Reception & Cultural Impact:
Overall, nobody really went NUTS over the film, though it doesn’t seem like many hated it. It did JUST well enough to earn back it’s cost domestically, and doubled that overseas, proving to be about as successful as much more well-remembered films like Mulan and Hunchback, oddly enough. Unfortunately for the film, despite its great animation, it was COMPLETELY forgotten in the intervening years because of the CRAPLOAD of CGI films that were released since then- it stands out a bit for being a more dramatic tale. You’d be hard-pressed to find someone who even really remembers this.

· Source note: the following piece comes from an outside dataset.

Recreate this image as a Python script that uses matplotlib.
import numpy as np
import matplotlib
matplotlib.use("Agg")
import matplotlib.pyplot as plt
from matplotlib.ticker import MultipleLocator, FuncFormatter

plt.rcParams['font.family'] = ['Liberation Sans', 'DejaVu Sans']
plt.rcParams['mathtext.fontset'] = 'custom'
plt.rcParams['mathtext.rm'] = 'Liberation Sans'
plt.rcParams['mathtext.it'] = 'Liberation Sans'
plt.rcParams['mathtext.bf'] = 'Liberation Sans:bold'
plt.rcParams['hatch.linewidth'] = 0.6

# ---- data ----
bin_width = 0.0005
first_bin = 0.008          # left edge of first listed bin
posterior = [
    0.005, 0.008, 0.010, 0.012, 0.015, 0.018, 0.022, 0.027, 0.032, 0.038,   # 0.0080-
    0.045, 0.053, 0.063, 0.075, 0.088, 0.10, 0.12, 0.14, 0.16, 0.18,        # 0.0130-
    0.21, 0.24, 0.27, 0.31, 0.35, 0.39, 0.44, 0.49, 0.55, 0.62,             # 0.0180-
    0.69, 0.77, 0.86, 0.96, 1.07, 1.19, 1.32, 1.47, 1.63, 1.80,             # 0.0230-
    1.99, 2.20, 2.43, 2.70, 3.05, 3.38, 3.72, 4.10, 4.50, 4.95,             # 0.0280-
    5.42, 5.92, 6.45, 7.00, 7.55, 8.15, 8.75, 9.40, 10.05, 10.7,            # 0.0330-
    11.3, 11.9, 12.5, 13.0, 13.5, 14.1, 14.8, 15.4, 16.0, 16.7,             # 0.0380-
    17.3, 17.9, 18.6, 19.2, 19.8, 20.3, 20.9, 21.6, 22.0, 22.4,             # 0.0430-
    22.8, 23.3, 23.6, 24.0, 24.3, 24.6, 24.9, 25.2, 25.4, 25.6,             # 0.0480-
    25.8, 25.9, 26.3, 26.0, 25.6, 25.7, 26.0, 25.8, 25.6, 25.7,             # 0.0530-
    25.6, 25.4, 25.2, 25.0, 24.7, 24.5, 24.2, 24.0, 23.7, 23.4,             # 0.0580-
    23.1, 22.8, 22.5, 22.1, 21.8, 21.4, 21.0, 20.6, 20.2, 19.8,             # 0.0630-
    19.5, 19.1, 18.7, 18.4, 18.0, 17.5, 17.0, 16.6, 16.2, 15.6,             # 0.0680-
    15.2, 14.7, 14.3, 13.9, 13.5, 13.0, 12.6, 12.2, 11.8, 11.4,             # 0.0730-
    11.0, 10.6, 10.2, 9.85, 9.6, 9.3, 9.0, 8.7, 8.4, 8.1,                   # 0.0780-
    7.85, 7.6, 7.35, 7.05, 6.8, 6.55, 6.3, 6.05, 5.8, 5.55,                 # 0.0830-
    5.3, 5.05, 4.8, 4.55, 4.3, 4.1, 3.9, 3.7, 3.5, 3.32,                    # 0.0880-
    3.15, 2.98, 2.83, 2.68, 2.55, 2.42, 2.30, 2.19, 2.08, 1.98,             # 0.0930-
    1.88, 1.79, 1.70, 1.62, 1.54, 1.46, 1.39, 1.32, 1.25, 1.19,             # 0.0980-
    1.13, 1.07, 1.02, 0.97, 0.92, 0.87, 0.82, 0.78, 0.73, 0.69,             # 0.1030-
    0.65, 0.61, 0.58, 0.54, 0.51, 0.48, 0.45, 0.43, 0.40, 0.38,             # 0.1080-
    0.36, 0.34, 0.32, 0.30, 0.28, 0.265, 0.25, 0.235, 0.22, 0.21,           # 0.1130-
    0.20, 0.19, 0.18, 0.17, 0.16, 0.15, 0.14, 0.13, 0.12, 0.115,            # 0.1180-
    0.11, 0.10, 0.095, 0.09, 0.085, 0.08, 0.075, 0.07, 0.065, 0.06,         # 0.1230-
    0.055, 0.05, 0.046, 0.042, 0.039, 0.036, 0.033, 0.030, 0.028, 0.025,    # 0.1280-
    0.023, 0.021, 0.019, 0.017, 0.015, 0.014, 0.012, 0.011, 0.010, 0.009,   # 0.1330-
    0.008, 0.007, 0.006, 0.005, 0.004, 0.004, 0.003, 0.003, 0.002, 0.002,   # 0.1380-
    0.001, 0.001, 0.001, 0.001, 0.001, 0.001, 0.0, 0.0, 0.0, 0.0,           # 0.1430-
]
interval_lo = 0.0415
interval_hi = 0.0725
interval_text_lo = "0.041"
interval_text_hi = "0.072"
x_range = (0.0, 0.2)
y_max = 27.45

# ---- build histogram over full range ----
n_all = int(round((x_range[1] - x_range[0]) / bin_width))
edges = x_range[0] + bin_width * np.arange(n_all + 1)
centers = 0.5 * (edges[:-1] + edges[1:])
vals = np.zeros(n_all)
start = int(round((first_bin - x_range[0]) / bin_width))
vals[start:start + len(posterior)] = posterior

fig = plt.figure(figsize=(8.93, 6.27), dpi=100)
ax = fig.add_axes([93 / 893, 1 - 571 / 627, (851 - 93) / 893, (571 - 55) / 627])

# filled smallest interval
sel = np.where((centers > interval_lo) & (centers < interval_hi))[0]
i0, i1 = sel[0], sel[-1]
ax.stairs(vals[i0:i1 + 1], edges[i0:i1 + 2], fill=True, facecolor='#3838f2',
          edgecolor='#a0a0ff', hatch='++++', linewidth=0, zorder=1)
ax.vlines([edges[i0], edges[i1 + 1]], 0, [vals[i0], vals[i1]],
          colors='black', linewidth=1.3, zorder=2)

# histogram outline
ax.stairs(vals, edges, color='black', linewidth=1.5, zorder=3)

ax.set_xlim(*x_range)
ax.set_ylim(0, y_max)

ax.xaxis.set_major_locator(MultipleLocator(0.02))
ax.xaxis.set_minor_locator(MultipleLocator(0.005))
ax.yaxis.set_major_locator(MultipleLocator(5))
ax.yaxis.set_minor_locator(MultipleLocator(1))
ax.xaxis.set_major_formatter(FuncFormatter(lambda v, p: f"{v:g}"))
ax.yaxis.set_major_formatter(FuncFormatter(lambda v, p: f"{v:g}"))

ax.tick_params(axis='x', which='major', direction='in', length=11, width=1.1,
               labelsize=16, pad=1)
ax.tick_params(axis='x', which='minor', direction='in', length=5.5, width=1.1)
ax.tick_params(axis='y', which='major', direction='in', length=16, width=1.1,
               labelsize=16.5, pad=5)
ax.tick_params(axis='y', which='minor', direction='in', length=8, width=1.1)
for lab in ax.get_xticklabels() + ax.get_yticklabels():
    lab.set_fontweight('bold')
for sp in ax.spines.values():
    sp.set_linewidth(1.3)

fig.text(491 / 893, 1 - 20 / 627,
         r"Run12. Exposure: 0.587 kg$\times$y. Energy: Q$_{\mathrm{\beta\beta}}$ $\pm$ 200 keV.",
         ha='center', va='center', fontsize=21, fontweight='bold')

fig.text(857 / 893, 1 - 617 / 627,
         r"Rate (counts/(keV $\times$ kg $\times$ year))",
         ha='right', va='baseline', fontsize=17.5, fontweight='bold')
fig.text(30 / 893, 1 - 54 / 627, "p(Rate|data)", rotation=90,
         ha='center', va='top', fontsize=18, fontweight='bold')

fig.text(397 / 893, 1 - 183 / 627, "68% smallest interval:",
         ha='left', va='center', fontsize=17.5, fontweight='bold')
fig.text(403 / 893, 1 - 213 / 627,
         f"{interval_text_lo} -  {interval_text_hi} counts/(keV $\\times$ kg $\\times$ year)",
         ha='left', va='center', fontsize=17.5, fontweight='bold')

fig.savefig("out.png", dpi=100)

The only real link the film has anymore is as an historical curiosity (the first time Disney itself attempted a fully-CGI film), and as the basis for the Dinosaur thrill ride in Disney’s Animal Kingdom theme park. There, they mirror the track from Disneyland’s Indiana Jones ride, but throw dinosaurs into it. For me, it loses a lot of the appeal thanks to simply throwing you in a dark jungle- I was like “oh, this is it?”, because rumbling around in a jeep isn’t quite as fun when there’s cliffs, bridges, poison darts and flaming idols all around you. You get a few “Dinosaur Sightings”, and then a Carnotaurus attacks you, and you bail out of the room. its’ the only real high point in the “Dino Land” part of that park (which was famously a “Half-Day Park” until they added Avatar-themed stuff and a night show). Honestly, I rode it once, was like “yeah, that’s okay”, and then did the rest of the things.